Requirement | Read through the data and report every line in which the word "this" occurs.
==========
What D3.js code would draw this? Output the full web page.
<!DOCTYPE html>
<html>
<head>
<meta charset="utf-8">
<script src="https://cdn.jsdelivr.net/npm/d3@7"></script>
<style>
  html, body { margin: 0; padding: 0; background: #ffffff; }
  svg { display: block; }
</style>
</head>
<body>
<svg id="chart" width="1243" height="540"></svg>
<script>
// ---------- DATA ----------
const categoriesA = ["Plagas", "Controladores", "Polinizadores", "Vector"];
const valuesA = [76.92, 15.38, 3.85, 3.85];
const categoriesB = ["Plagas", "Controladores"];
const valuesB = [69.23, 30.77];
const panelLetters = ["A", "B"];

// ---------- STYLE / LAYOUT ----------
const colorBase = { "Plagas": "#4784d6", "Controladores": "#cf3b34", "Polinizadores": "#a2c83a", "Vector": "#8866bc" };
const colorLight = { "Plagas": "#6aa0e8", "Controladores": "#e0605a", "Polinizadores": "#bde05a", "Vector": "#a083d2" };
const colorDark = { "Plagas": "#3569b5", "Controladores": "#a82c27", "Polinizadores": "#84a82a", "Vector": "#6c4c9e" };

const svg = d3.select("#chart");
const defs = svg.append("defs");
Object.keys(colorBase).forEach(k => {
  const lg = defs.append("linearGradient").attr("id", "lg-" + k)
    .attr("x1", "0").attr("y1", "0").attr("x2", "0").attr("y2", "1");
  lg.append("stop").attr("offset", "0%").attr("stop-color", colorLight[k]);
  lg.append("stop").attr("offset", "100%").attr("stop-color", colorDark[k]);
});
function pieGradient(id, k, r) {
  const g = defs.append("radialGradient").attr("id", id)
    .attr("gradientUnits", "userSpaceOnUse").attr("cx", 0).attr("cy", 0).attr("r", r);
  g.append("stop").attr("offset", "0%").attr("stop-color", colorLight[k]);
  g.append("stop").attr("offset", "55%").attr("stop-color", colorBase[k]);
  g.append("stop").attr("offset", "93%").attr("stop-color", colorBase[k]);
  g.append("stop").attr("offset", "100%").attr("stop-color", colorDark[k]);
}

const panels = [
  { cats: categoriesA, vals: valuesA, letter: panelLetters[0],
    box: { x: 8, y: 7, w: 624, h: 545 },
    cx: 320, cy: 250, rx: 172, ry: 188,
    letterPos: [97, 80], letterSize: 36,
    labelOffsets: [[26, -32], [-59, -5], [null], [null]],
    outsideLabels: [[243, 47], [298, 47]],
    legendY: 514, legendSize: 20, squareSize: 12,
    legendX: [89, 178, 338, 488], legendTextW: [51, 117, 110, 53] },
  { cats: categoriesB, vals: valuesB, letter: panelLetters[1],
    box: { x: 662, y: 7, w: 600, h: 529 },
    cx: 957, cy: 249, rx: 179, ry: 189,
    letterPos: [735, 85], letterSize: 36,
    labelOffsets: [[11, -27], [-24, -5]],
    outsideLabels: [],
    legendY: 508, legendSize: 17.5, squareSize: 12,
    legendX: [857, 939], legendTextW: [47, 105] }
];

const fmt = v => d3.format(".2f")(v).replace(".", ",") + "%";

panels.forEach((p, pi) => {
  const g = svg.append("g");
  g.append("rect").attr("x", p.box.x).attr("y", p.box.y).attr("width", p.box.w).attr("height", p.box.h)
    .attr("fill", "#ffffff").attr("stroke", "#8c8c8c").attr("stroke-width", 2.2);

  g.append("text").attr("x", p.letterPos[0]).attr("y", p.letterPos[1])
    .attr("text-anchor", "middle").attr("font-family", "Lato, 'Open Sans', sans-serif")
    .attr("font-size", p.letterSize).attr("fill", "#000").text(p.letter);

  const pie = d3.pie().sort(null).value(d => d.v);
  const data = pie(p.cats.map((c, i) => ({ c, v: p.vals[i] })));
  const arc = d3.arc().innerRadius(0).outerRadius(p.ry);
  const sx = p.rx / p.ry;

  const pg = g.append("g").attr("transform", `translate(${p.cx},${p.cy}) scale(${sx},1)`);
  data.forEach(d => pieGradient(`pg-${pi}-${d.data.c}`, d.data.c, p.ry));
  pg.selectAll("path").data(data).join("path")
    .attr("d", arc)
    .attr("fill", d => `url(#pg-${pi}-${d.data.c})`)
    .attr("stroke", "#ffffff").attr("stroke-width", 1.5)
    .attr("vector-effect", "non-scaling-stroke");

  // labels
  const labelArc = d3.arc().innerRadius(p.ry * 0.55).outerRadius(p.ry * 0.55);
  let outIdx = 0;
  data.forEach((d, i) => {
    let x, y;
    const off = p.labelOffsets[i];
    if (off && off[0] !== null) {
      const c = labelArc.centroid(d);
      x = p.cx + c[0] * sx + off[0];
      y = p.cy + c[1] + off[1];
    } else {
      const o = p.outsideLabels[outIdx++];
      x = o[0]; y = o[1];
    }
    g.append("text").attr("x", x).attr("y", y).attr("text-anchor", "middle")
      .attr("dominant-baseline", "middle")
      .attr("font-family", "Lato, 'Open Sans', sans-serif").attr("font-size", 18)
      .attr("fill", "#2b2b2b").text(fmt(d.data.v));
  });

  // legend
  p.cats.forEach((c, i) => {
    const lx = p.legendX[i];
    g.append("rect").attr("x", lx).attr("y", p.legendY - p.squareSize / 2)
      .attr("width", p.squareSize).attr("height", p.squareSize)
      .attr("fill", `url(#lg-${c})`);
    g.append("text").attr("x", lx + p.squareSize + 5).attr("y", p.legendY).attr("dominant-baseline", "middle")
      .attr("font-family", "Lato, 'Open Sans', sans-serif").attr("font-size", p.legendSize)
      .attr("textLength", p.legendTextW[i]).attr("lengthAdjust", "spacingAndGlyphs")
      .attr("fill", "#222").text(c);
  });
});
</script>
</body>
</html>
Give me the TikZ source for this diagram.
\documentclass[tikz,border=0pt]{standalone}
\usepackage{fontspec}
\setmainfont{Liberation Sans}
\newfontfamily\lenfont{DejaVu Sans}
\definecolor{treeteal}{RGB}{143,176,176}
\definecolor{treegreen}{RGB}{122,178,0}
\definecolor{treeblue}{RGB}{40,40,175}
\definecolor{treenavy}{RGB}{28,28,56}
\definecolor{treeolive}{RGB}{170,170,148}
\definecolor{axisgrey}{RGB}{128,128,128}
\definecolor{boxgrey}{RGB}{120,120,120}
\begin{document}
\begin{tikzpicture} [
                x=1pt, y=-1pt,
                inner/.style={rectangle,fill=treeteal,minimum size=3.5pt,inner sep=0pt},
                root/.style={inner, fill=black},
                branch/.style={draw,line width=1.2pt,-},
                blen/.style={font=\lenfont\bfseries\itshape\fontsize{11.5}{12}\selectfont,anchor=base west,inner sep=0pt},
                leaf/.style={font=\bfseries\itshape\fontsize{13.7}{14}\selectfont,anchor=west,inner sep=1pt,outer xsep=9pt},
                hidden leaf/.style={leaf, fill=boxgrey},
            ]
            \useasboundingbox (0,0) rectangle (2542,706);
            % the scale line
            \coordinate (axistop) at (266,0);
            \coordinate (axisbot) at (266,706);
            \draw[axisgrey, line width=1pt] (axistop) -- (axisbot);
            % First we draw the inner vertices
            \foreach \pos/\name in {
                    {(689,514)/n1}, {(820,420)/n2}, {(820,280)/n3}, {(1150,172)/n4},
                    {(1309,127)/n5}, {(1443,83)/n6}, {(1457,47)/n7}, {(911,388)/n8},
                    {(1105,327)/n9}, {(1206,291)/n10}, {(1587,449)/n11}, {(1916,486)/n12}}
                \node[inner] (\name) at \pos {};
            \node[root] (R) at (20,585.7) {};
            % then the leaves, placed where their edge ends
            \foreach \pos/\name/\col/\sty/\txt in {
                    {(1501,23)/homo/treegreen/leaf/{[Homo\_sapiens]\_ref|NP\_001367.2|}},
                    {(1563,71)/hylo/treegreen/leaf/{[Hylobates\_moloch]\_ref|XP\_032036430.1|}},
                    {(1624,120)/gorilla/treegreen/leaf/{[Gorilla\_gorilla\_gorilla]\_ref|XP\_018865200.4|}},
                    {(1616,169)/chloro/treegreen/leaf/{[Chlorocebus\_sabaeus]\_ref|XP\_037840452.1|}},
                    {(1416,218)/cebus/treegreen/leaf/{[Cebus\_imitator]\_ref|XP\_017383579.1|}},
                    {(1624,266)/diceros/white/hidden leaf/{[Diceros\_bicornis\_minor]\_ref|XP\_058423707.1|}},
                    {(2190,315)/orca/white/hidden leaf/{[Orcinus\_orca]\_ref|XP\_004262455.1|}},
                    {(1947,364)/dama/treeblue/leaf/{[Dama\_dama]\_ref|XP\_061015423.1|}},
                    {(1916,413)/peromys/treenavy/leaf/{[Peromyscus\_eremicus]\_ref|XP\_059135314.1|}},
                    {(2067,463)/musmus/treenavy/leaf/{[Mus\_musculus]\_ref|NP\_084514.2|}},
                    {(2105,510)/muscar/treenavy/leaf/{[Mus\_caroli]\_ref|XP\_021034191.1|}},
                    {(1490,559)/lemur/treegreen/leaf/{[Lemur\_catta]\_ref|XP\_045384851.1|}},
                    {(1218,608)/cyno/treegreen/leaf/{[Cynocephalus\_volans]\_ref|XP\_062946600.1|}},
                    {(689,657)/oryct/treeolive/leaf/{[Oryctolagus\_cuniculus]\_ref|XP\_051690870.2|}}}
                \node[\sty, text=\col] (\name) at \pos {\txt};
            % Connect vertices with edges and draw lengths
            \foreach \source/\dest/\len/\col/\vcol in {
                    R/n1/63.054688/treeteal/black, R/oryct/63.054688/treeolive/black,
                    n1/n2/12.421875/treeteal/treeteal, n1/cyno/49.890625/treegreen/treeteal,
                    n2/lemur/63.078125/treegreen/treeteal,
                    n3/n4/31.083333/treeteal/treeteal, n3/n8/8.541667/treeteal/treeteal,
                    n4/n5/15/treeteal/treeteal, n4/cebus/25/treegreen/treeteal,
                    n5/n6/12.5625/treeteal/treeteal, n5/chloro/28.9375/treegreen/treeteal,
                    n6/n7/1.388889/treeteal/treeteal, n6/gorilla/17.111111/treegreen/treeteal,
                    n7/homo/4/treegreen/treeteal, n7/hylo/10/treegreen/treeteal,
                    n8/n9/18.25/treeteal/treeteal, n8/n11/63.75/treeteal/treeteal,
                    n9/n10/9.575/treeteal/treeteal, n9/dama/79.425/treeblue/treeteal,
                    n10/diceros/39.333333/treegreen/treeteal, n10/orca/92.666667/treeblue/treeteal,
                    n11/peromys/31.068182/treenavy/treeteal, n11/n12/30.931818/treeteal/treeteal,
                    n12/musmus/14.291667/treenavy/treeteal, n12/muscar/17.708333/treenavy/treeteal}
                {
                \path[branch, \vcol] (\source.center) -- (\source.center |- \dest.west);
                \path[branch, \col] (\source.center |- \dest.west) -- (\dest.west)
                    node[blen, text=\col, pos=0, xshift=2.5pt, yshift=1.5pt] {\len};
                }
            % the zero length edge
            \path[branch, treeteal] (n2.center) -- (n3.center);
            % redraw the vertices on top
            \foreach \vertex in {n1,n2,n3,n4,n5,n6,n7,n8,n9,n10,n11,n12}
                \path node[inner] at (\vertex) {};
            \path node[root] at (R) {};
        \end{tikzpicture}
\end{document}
==========
Reply to the exercise |
What D3.js code would draw this? Output the full web page.
Give me the TikZ source for this diagram.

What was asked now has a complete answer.